An expert in employment and discrimination law, Yunus Lunat, partner and head of Employment Law at the Leeds-based Ison Harrison who has over twenty-five years of experience, has provided Asian Standard with some insight into the laws surrounding fasting in the workplace.

Mr Lunat said there isn’t “preferential treatment” for Muslims who fast during Ramadan. In the UK, workers do not have an automatic right to time off to observe religious holidays.

In most cases, workers have the right to one uninterrupted break during their working day if they work for more than six hours. Mr Lunat advised that it is up to management at companies whether they grant additional breaks for prayers or not, but “requiring an employee to go on lunch at a specific time and refusal to accommodate prayers or rests without justification may give rise to an indirect discrimination claim.”

Employers are not required by law to give “preferential treatment” to those fasting.  Image: Sylwia Bartyzel.

The employment law expert said: “Accommodation for workers observing Ramadan is not a legal requirement, however, it does make commercial sense for an employer.

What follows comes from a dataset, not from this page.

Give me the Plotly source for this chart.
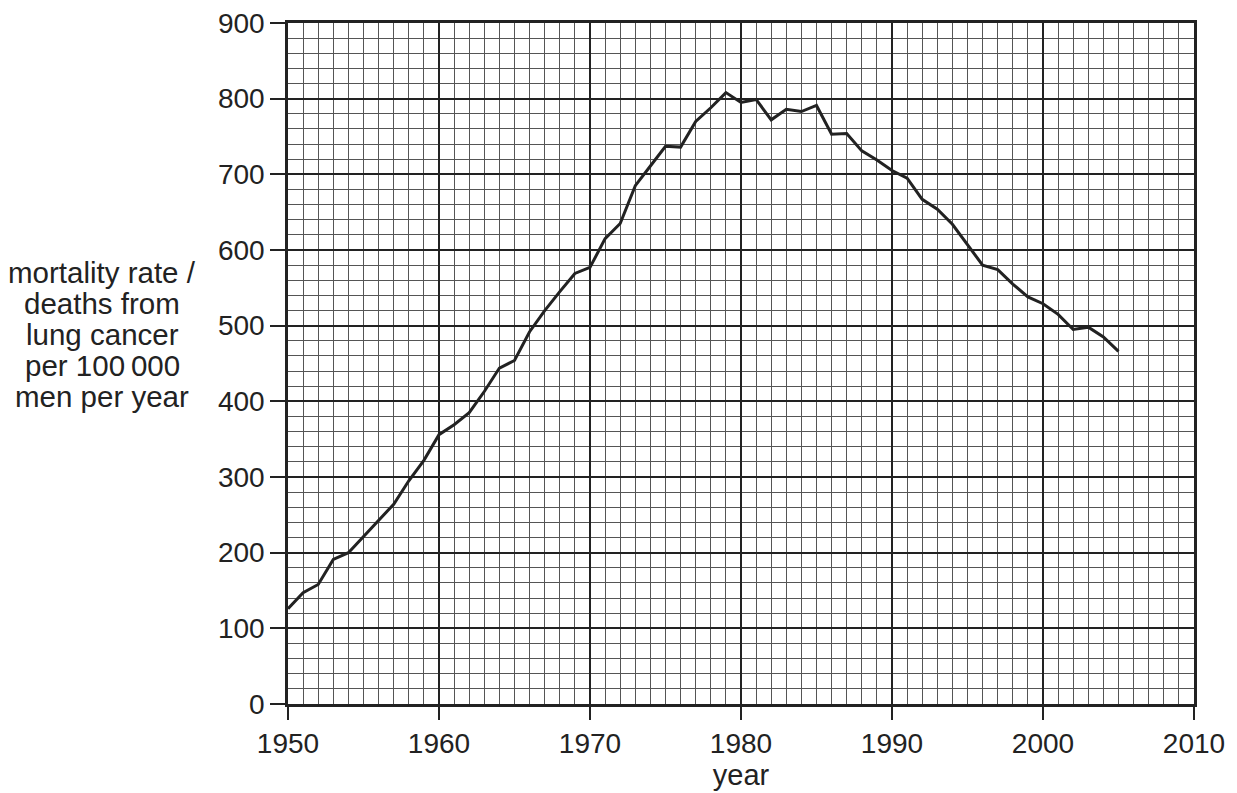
import plotly.graph_objects as go

years = list(range(1950, 2006))
mortality = [126, 147, 158, 191, 200, 221, 242, 264, 295, 322,
             356, 369, 385, 413, 444, 454, 492, 520, 545, 569,
             577, 615, 635, 685, 711, 737, 736, 770, 788, 808,
             795, 799, 772, 786, 783, 791, 753, 754, 731, 719,
             705, 695, 667, 654, 634, 607, 580, 574, 555, 538,
             529, 515, 495, 498, 485, 466]

x_ticks = [1950, 1960, 1970, 1980, 1990, 2000, 2010]
y_ticks = [0, 100, 200, 300, 400, 500, 600, 700, 800, 900]
y_title_lines = ["mortality rate /", "deaths from", "lung cancer", "per 100\u2009000", "men per year"]

font_family = "Liberation Sans, Arial, sans-serif"
ink = "#222222"

fig = go.Figure()
fig.add_trace(go.Scatter(x=years, y=mortality, mode="lines",
                         line=dict(color=ink, width=3), showlegend=False))

fig.update_xaxes(range=[1950, 2010], tickvals=x_ticks, ticks="outside", ticklen=13,
                 tickwidth=1.5, tickcolor=ink, showline=True, linecolor=ink, linewidth=2.5,
                 mirror=True, showgrid=True, gridcolor=ink, gridwidth=1.5,
                 minor=dict(dtick=1, showgrid=True, gridcolor="#555555", gridwidth=1, ticks=""),
                 zeroline=False, automargin=False, ticklabeloverflow="allow",
                 tickfont=dict(family=font_family, size=28, color=ink),
                 title=dict(text="year", font=dict(family=font_family, size=29, color=ink), standoff=6))
fig.update_yaxes(range=[0, 900], tickvals=y_ticks, ticks="outside", ticklen=15,
                 tickwidth=1.5, tickcolor=ink, showline=True, linecolor=ink, linewidth=2.5,
                 mirror=True, showgrid=True, gridcolor=ink, gridwidth=1.5,
                 minor=dict(dtick=20, showgrid=True, gridcolor="#555555", gridwidth=1, ticks=""),
                 zeroline=False, automargin=False, ticklabeloverflow="allow",
                 tickfont=dict(family=font_family, size=28, color=ink))

plot_top, plot_h = 23, 681
for i, line in enumerate(y_title_lines):
    ypx = 272 + 31 * i
    fig.add_annotation(xref="paper", yref="paper", x=-0.205, y=(plot_top + plot_h - ypx) / plot_h,
                       xanchor="center", yanchor="middle", text=line, showarrow=False,
                       font=dict(family=font_family, size=29.5, color=ink))

fig.update_layout(width=1237, height=793, margin=dict(l=280, r=51, t=15, b=97),
                  plot_bgcolor="white", paper_bgcolor="white")

fig.write_html("out.html")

“A worker who is treated well and sympathetically will be more enthused about their work and is likely to stay for longer than those who are not.

“Employers are encouraged to adopt practical approaches to deal with employees observing fast during Ramadan. This includes engaging with the workforce and considering temporary arrangements such as flexible working hours and remote working.”

Mr Lunat gave a scenario where an employer concerned with the efficiency of his Muslim employees observing the fast and contemplating asking his employees to take time off could lead to indirect discrimination.

He said: “An interesting scenario was put to me by an employer concerned about the performance of his Muslim employees observing fast.

“The employer was contemplating asking the employees to take time off, but the issue was whether it should be unpaid leave, time off in lieu or taken as annual leave. Could the employer insist that any time taken off is taken as annual leave rather than unpaid leave?

“The answer to the question of whether the absences are paid or unpaid is unlikely to be of great significance and is likely a matter of contractual interpretation and custom and practice. The absences are however likely to amount to indirect discrimination.

Employers who do not give a justification for refusing adjustments to rest or prayer times may be indirectly discriminating, says Mr Lunat.

“This is because even allowing for the effect on performance; the employer would only be requiring the employees to take time off in circumstances where performance has been affected by the observance of a religious practice.”

He added: “Other similarly under-performing employees who are not of the Muslim faith and fasting would be unlikely to be subjected to a Performance Management Plan.

“Under such a scheme an employer is unlikely to impose such a requirement for under-performing employees to take time off work. Accordingly, seeking to require for employees to take leave is likely to amount to an act of less favourable treatment on the grounds of religion.”

Mr Lunat advised that employers “should avoid placing employees on a performance management plan when any poor performance is related to the observance of Ramadan.

“This is particularly important when there are no issues with performance at other times of the year. Implementing such a performance management plan could potentially expose the employer to costly direct discrimination and a less favourable treatment claim on the grounds of religion and belief.”